Good God? Was he really allowed to ask her this at this late stage in the game? We had cancelled our insurance policy. We had given up our children’s slot at the Montessori school. We had missed the deadline for pre-buying heating fuel for the winter. This was not time for cold feet. Fortunately, I hardly had time to hold my breath, before she answered, “Yes.”
I blew out my breath. “Finn,” I said, “At this point in the process … I mean … does anyone ever say no?”
Finn slid his reading glasses to a well-worn slot on the end of his nose and turned to face me – not an easy trick in those particular chairs. But the twinkle in his eye told me the serious part was over.
“You know, about once every five years, someone does say No.”
He leaned back in his chair, and held up a finger. “I remember this one couple I was helping through the process, and there hadn’t been any indication of a problem or hitch the whole time, a very routine sale, until I said, ‘Do you sign this document of your own free will?’ And she yelled, ‘NO!’ and pointed at her husband with her thumb,” and he demonstrated with his own thumb.
At this point Finn mimicked an angry and bitter woman defaming her spouse. “‘We wouldn’t be here if Mr. Awnt-er-pen-ure here hadn’t had his great, never-fail business idea. And what you think that might be? Come on. Guess. No, don’t guess. You’ll never guess. A tire center! In Vermont! Isn’t that brilliant. Who would ever think to put up a tire center in Vermont! Would you think of that? Of course, you would. How many tire centers are there within twenty miles of here? Lots! But Noooo! Come on, honey, it’s a sure bet. He insisted. We’ll make a ton of money. We can’t lose. Argh! We owned that beautiful house outright and now we have to take out a mortgage just to pay off the losses. I could just SCREAM every time I think of it. And if you think you can…’
“On and on and on she went, while her husband sank in his seat and turned an odd shade of pale gray. I thought she wasn’t ever going to finish. I must have waited ten minutes for her to calm down, until finally she huffed in disgust, ‘Yes, I sign this document of my own free will.’ and then immediately turned to her husband and said, ‘I am NEVER going to let you live this down!'”
The paperwork was completed, and as we shook hands all round, Finn handed us the largest check I ever expect to see in my life. Outside the building, the buyer hugged us, thanked us, and wished us well, and we sincerely returned her emotions. In a couple of months, she would be sending us increasingly anxious and frustrated emails when the basement flooded in one of the wettest summers the state had seen in living memory. But at that moment, we were all pleased with the transaction and relieved it had come off smoothly. She walked off in high spirits, a great burden off her shoulders.
We were now legally homeless, and our future had enough uncertainty that we weren’t completely care-free, but it’s hard to be anxious with a five-digit check for in your hand.
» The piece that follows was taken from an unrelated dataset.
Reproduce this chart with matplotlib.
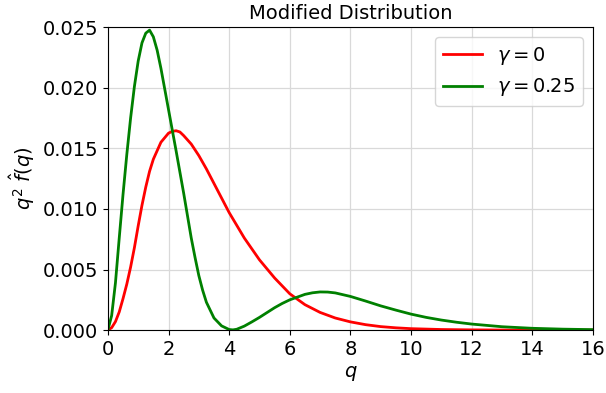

Or rather, it’s a different kind of anxiety.
“We need to deposit this RIGHT AWAY!” I insisted.
“OK gang. Let’s go!” Dawn said, in her best up-and-at-’em voice.
“Should we walk or take the car? It’s kind of a far walk, but we have a free parking spot right now.”
“Harry, look at the dollar amount on that check you are holding in your hand. And you’re trying to save yourself twenty-five cents in the parking meter?”
“I am my Mother’s son, but you’re right. Let’s drive.”
In retrospect, it’s embarassing to admit when you have lived a cliche, but at the time we laughed all the way to the bank.